Problem » Your copy of the material below should match it exactly, except that it holds no pictures.

Data »

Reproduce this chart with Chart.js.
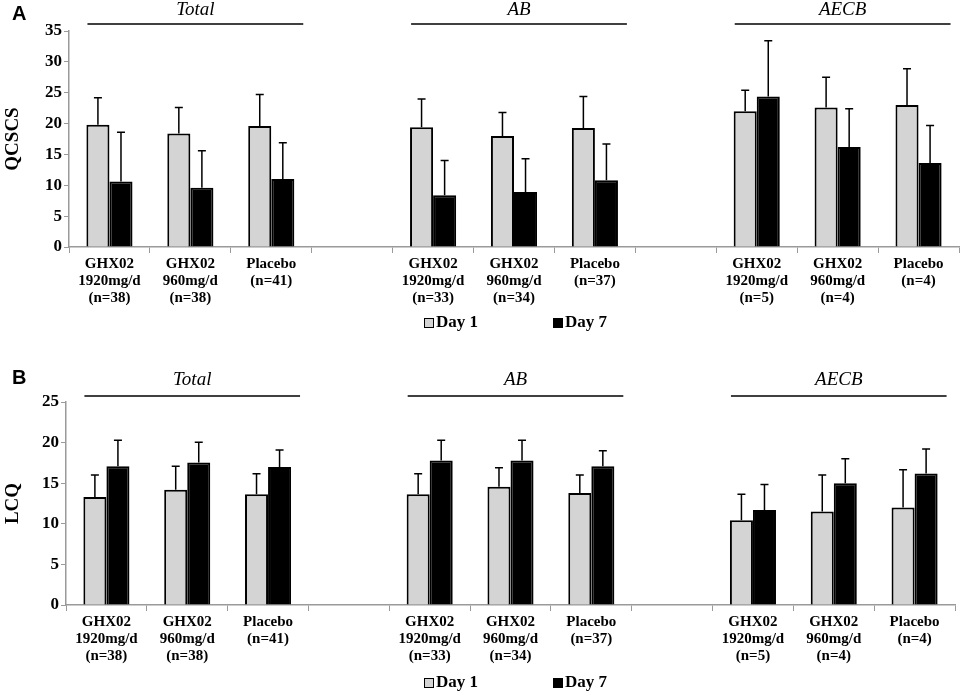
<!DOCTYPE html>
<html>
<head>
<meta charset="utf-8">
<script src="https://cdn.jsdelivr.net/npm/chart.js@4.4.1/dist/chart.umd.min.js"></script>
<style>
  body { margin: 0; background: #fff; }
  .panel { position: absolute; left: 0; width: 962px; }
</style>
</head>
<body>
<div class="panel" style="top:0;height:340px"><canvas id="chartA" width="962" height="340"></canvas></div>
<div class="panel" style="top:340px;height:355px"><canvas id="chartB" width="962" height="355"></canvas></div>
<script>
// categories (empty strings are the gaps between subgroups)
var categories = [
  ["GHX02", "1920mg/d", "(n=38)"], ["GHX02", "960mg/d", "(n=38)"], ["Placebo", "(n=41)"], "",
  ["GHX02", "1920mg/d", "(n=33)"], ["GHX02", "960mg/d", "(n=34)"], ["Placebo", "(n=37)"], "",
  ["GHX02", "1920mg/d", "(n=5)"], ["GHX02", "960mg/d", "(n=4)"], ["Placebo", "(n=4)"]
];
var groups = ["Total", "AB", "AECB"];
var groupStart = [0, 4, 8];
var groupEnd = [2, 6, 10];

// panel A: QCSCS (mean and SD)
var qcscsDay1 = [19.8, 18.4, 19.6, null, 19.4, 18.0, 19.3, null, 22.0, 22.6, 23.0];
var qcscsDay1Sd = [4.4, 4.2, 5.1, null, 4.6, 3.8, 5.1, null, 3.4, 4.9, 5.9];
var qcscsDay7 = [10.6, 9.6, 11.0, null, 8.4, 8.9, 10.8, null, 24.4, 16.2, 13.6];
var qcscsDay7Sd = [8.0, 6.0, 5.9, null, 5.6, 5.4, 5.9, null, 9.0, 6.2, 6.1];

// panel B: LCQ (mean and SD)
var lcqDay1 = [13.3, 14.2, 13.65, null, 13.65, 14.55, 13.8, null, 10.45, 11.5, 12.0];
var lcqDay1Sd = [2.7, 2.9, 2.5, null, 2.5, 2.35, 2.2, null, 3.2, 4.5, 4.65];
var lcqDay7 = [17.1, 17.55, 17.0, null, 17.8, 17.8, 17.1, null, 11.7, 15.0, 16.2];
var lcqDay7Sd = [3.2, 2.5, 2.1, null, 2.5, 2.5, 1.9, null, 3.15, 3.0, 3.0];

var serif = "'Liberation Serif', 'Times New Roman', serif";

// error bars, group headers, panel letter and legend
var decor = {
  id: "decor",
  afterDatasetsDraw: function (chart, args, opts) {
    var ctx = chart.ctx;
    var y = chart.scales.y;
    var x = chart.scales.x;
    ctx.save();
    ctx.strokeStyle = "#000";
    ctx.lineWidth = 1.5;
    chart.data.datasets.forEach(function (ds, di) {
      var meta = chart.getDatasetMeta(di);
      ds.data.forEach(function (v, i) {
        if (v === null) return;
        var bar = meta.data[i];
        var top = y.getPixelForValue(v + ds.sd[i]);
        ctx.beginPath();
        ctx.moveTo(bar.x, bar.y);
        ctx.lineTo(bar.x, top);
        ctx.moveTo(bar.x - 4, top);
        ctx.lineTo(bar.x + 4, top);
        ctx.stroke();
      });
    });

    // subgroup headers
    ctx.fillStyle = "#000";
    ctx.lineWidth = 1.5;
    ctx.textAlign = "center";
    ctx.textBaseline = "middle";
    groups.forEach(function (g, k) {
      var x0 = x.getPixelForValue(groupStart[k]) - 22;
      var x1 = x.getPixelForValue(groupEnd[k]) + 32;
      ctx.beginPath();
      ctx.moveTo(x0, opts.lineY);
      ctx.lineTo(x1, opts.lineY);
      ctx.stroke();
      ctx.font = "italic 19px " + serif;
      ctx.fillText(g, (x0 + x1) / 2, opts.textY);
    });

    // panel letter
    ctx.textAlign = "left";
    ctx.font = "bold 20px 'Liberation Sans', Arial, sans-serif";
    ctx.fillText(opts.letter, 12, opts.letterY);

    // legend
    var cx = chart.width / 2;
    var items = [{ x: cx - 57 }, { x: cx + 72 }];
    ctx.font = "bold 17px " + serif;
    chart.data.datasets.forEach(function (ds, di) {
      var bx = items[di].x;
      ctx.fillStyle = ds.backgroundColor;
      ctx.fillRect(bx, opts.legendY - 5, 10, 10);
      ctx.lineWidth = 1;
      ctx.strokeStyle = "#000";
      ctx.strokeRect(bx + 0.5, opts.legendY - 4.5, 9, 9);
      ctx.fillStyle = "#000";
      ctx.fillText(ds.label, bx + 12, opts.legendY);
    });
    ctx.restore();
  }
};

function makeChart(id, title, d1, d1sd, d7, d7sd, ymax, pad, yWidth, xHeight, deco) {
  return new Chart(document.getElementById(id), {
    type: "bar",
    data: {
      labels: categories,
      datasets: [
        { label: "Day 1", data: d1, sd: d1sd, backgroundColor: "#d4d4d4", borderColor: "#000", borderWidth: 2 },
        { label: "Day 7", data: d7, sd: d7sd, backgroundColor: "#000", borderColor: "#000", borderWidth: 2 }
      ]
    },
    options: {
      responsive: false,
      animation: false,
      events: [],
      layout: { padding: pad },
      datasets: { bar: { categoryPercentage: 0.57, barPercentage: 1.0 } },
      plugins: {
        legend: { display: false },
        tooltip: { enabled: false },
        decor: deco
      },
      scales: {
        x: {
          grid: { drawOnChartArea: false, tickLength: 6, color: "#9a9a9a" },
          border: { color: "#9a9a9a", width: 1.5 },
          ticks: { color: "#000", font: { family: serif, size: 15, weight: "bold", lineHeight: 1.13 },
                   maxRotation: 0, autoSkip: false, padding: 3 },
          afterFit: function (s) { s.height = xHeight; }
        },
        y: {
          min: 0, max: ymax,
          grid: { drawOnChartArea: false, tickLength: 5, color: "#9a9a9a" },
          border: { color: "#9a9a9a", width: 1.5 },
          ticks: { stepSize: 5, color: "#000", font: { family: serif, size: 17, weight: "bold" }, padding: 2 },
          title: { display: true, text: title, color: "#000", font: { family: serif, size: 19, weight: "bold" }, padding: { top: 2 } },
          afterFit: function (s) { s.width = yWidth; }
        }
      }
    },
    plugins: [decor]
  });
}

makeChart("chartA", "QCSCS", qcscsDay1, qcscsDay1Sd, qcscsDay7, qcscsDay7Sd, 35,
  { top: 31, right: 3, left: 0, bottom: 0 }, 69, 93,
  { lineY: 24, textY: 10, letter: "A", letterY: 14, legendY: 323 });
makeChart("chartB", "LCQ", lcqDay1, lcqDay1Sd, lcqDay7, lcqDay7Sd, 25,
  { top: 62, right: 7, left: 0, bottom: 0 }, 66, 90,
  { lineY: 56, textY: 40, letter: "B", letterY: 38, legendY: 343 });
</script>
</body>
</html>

Answer to the task »
Reproduce this chart with Chart.js.
<!DOCTYPE html>
<html>
<head>
<meta charset="utf-8">
<script src="https://cdn.jsdelivr.net/npm/chart.js@4.4.1/dist/chart.umd.min.js"></script>
<style>
  body { margin: 0; background: #fff; }
  .panel { position: absolute; left: 0; width: 962px; }
</style>
</head>
<body>
<div class="panel" style="top:0;height:340px"><canvas id="chartA" width="962" height="340"></canvas></div>
<div class="panel" style="top:340px;height:355px"><canvas id="chartB" width="962" height="355"></canvas></div>
<script>
// categories (empty strings are the gaps between subgroups)
var categories = [
  ["GHX02", "1920mg/d", "(n=38)"], ["GHX02", "960mg/d", "(n=38)"], ["Placebo", "(n=41)"], "",
  ["GHX02", "1920mg/d", "(n=33)"], ["GHX02", "960mg/d", "(n=34)"], ["Placebo", "(n=37)"], "",
  ["GHX02", "1920mg/d", "(n=5)"], ["GHX02", "960mg/d", "(n=4)"], ["Placebo", "(n=4)"]
];
var groups = ["Total", "AB", "AECB"];
var groupStart = [0, 4, 8];
var groupEnd = [2, 6, 10];

// panel A: QCSCS (mean and SD)
var qcscsDay1 = [19.8, 18.4, 19.6, null, 19.4, 18.0, 19.3, null, 22.0, 22.6, 23.0];
var qcscsDay1Sd = [4.4, 4.2, 5.1, null, 4.6, 3.8, 5.1, null, 3.4, 4.9, 5.9];
var qcscsDay7 = [10.6, 9.6, 11.0, null, 8.4, 8.9, 10.8, null, 24.4, 16.2, 13.6];
var qcscsDay7Sd = [8.0, 6.0, 5.9, null, 5.6, 5.4, 5.9, null, 9.0, 6.2, 6.1];

// panel B: LCQ (mean and SD)
var lcqDay1 = [13.3, 14.2, 13.65, null, 13.65, 14.55, 13.8, null, 10.45, 11.5, 12.0];
var lcqDay1Sd = [2.7, 2.9, 2.5, null, 2.5, 2.35, 2.2, null, 3.2, 4.5, 4.65];
var lcqDay7 = [17.1, 17.55, 17.0, null, 17.8, 17.8, 17.1, null, 11.7, 15.0, 16.2];
var lcqDay7Sd = [3.2, 2.5, 2.1, null, 2.5, 2.5, 1.9, null, 3.15, 3.0, 3.0];

var serif = "'Liberation Serif', 'Times New Roman', serif";

// error bars, group headers, panel letter and legend
var decor = {
  id: "decor",
  afterDatasetsDraw: function (chart, args, opts) {
    var ctx = chart.ctx;
    var y = chart.scales.y;
    var x = chart.scales.x;
    ctx.save();
    ctx.strokeStyle = "#000";
    ctx.lineWidth = 1.5;
    chart.data.datasets.forEach(function (ds, di) {
      var meta = chart.getDatasetMeta(di);
      ds.data.forEach(function (v, i) {
        if (v === null) return;
        var bar = meta.data[i];
        var top = y.getPixelForValue(v + ds.sd[i]);
        ctx.beginPath();
        ctx.moveTo(bar.x, bar.y);
        ctx.lineTo(bar.x, top);
        ctx.moveTo(bar.x - 4, top);
        ctx.lineTo(bar.x + 4, top);
        ctx.stroke();
      });
    });

    // subgroup headers
    ctx.fillStyle = "#000";
    ctx.lineWidth = 1.5;
    ctx.textAlign = "center";
    ctx.textBaseline = "middle";
    groups.forEach(function (g, k) {
      var x0 = x.getPixelForValue(groupStart[k]) - 22;
      var x1 = x.getPixelForValue(groupEnd[k]) + 32;
      ctx.beginPath();
      ctx.moveTo(x0, opts.lineY);
      ctx.lineTo(x1, opts.lineY);
      ctx.stroke();
      ctx.font = "italic 19px " + serif;
      ctx.fillText(g, (x0 + x1) / 2, opts.textY);
    });

    // panel letter
    ctx.textAlign = "left";
    ctx.font = "bold 20px 'Liberation Sans', Arial, sans-serif";
    ctx.fillText(opts.letter, 12, opts.letterY);

    // legend
    var cx = chart.width / 2;
    var items = [{ x: cx - 57 }, { x: cx + 72 }];
    ctx.font = "bold 17px " + serif;
    chart.data.datasets.forEach(function (ds, di) {
      var bx = items[di].x;
      ctx.fillStyle = ds.backgroundColor;
      ctx.fillRect(bx, opts.legendY - 5, 10, 10);
      ctx.lineWidth = 1;
      ctx.strokeStyle = "#000";
      ctx.strokeRect(bx + 0.5, opts.legendY - 4.5, 9, 9);
      ctx.fillStyle = "#000";
      ctx.fillText(ds.label, bx + 12, opts.legendY);
    });
    ctx.restore();
  }
};

function makeChart(id, title, d1, d1sd, d7, d7sd, ymax, pad, yWidth, xHeight, deco) {
  return new Chart(document.getElementById(id), {
    type: "bar",
    data: {
      labels: categories,
      datasets: [
        { label: "Day 1", data: d1, sd: d1sd, backgroundColor: "#d4d4d4", borderColor: "#000", borderWidth: 2 },
        { label: "Day 7", data: d7, sd: d7sd, backgroundColor: "#000", borderColor: "#000", borderWidth: 2 }
      ]
    },
    options: {
      responsive: false,
      animation: false,
      events: [],
      layout: { padding: pad },
      datasets: { bar: { categoryPercentage: 0.57, barPercentage: 1.0 } },
      plugins: {
        legend: { display: false },
        tooltip: { enabled: false },
        decor: deco
      },
      scales: {
        x: {
          grid: { drawOnChartArea: false, tickLength: 6, color: "#9a9a9a" },
          border: { color: "#9a9a9a", width: 1.5 },
          ticks: { color: "#000", font: { family: serif, size: 15, weight: "bold", lineHeight: 1.13 },
                   maxRotation: 0, autoSkip: false, padding: 3 },
          afterFit: function (s) { s.height = xHeight; }
        },
        y: {
          min: 0, max: ymax,
          grid: { drawOnChartArea: false, tickLength: 5, color: "#9a9a9a" },
          border: { color: "#9a9a9a", width: 1.5 },
          ticks: { stepSize: 5, color: "#000", font: { family: serif, size: 17, weight: "bold" }, padding: 2 },
          title: { display: true, text: title, color: "#000", font: { family: serif, size: 19, weight: "bold" }, padding: { top: 2 } },
          afterFit: function (s) { s.width = yWidth; }
        }
      }
    },
    plugins: [decor]
  });
}

makeChart("chartA", "QCSCS", qcscsDay1, qcscsDay1Sd, qcscsDay7, qcscsDay7Sd, 35,
  { top: 31, right: 3, left: 0, bottom: 0 }, 69, 93,
  { lineY: 24, textY: 10, letter: "A", letterY: 14, legendY: 323 });
makeChart("chartB", "LCQ", lcqDay1, lcqDay1Sd, lcqDay7, lcqDay7Sd, 25,
  { top: 62, right: 7, left: 0, bottom: 0 }, 66, 90,
  { lineY: 56, textY: 40, letter: "B", letterY: 38, legendY: 343 });
</script>
</body>
</html>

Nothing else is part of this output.